Fort McDowell Yavapai Nation is located in Arizona’s Maricopa County about 20 miles from Phoenix and minutes from Scottsdale. The Sonoran Desert landscape is enhanced by the flowing Verde River and the iconic Four Peaks to the east, which rises to more than 7,000 feet.
Created by Executive Order on September 15, 1903, the 40-square-mile reservation represents a small parcel of the vast desert lowlands and mountainous Mogollon Rim country that once made up the ancestral hunting and gathering lands of the nomadic Yavapai people. Now, the community is home to 600 members with another 300 living outside the reservation.
In more recent years, Fort McDowell made history by reaffirming its tribal sovereignty. In the early 1970s, construction of the Orme Dam was proposed at the confluence of the Verde and Salt rivers, a short distance from the reservation’s southern border. The project would have flooded the reservation and forced the community from what was left of its ancestral homeland. With limited financial resources, individuals from the community spearheaded an opposition movement that rallied the support of fellow tribal members. Other Native American tribes and like-minded groups also opposed the dam.

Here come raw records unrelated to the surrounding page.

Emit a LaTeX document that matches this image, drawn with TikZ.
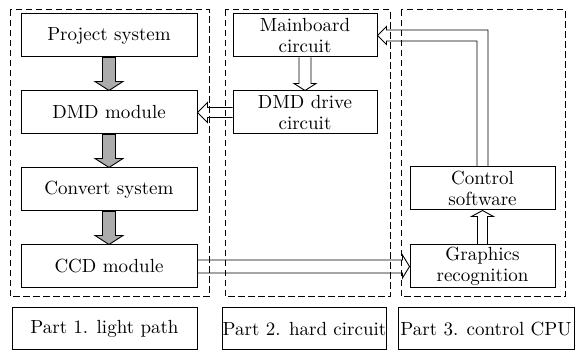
\documentclass[tikz,border=0pt]{standalone}
\usepackage{fontspec}
\setmainfont{lmroman10-regular.otf}
\usetikzlibrary{positioning}

\begin{document}
\begin{tikzpicture}[
  x=1pt, y=-1pt,
  box/.style={draw, line width=1pt, minimum width=#1, minimum height=43pt,
              inner sep=0pt, align=center, font=\fontsize{19}{20.5}\selectfont},
  box/.default=176pt,
  lbl/.style={draw, line width=1pt, minimum width=#1, minimum height=42pt,
              inner sep=0pt, font=\fontsize{19}{20.5}\selectfont},
  part/.style={draw, dash pattern=on 6.5pt off 3.5pt, line width=1pt},
  fatarr/.style={draw, fill=gray!65, line width=0.9pt},
  hollow/.style={draw, line width=0.9pt},
]
  \useasboundingbox (0,0) rectangle (576,352);

  % the three parts
  \draw[part] (10,10) rectangle (209,297);
  \draw[part] (225,10) rectangle (390,297);
  \draw[part] (401,10) rectangle (565,297);

  % part 1: light path
  \node[box] (proj) at (109,35.5) {Project system};
  \node[box, below=33pt of proj] (dmd)  {DMD module};
  \node[box, below=33pt of dmd]  (conv) {Convert system};
  \node[box, below=33pt of conv] (ccd)  {CCD module};

  % part 2: hard circuit
  \node[box=144pt, right=35pt of dmd]    (drive) {DMD drive\\circuit};
  \node[box=144pt, above=33pt of drive]  (main)  {Mainboard\\circuit};

  % part 3: control CPU
  \node[box=145pt, right=212pt of ccd]   (graph) {Graphics\\recognition};
  \node[box=145pt, above=34pt of graph]  (ctrl)  {Control\\software};

  % captions
  \node[lbl=185pt] (cap1) at (104.5,329) {Part 1. light path};
  \node[lbl=163pt] (cap2) at (304.5,329) {Part 2. hard circuit};
  \node[lbl=176pt] (cap3) at (486,329)   {Part 3. control CPU};

  % light path arrows
  \draw[fatarr] (proj.south) ++(-6.5,0) -- ++(0,24) -- ++(-7.5,0) -- (dmd.north)
    -- ++(14,-9) -- ++(-7.5,0) -- ++(0,-24) -- cycle;
  \draw[fatarr] (dmd.south) ++(-6.5,0) -- ++(0,24) -- ++(-7.5,0) -- (conv.north)
    -- ++(14,-9) -- ++(-7.5,0) -- ++(0,-24) -- cycle;
  \draw[fatarr] (conv.south) ++(-6.5,0) -- ++(0,24) -- ++(-7.5,0) -- (ccd.north)
    -- ++(14,-9) -- ++(-7.5,0) -- ++(0,-24) -- cycle;

  % signal arrows
  \draw[hollow] (main.south) ++(-6,0) -- ++(0,26) -- ++(-5,0) -- (drive.north)
    -- ++(11,-7) -- ++(-5,0) -- ++(0,-26);
  \draw[hollow] (drive.west) ++(0,-5) -- ++(-25,0) -- ++(0,-5) -- (dmd.east)
    -- ++(10,10) -- ++(0,-5) -- ++(25,0);
  \draw[hollow] (ccd.east) ++(0,-6.5) -- ++(205,0) -- ++(0,-5) -- (graph.west)
    -- ++(-7,11.5) -- ++(0,-5) -- ++(-205,0);
  \draw[hollow] (graph.north) ++(-5,0) -- ++(0,-28) -- ++(-6,0) -- (ctrl.south)
    -- ++(11,6) -- ++(-6,0) -- ++(0,28);
  \draw[hollow] (ctrl.north) ++(5.5,0) |- ([xshift=9pt,yshift=5.5pt]main.east)
    -- ++(0,-3.5) -- (main.east) -- ++(9,9) -- ++(0,-3.5)
    -| ([xshift=-5.5pt]ctrl.north);
\end{tikzpicture}
\end{document}
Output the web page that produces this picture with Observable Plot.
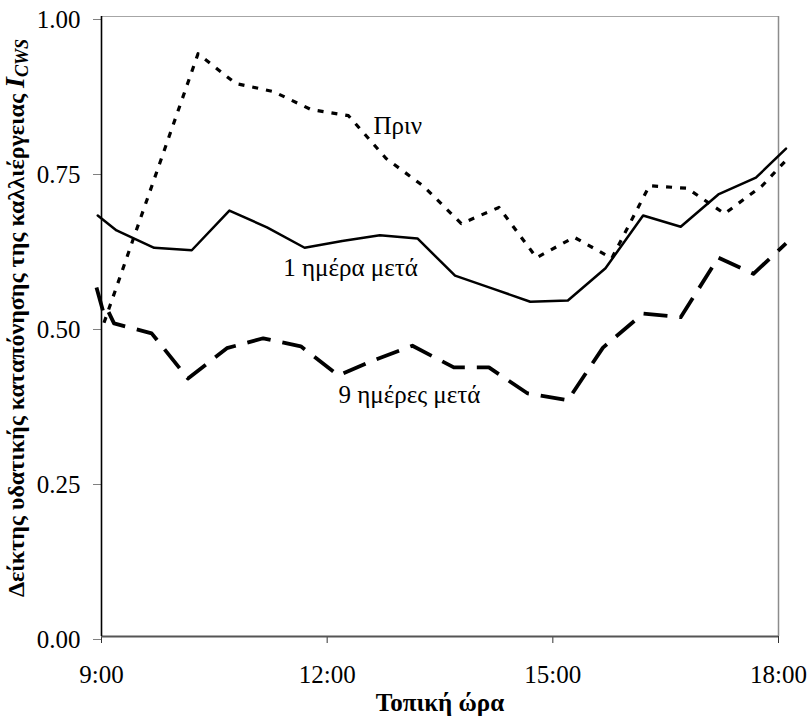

By referendum in 1976, the community members voted 144 to 57 against selling their land to the federal government to build the dam. Then, on November 12, 1981, after consulting with the Fort McDowell Tribal Council and the Governor’s Advisory Committee, Interior Secretary James Watt announced that Orme Dam project would not move forward. Each year, a tribal fair and rodeo is held to commemorate the event.
During the early 1990s, the several tribal casinos, including Fort McDowell, were in operation in Arizona. In accordance with the provisions of the federal 1988 Indian Gaming Regulatory Act, the tribes were waiting to sign gaming compacts with the state government. At the time, however, the governor opposed Indian gaming and called upon the U.S. Attorney’s Office for support. Unannounced raids by FBI agents on five Indian casinos were ordered. At first light on May 12, 1992, the agents raided the Fort McDowell casino seizing the community’s 349 gaming machines and loading them into moving trucks. Community members witnessing the invasion took immediate action. They called other community members, tribal leaders and the media. Using every available car, truck, and piece of heavy machinery, a blockade of the casino’s access road was organized. A very volatile three-week standoff ensued between tribe and government until the Arizona governor ultimately was persuaded to sign a gaming compact with the tribe thereby paving the way for Indian gaming in Arizona. May 12 is now a tribal holiday.
The reservation is governed by a Tribal Council elected by tribal members pursuant to the Tribe’s Constitution. The Fort McDowell Yavapai Nation takes pride in its economic development and the expansion of direct services to meet the changing needs of all tribal members while at the same time preserving traditional values.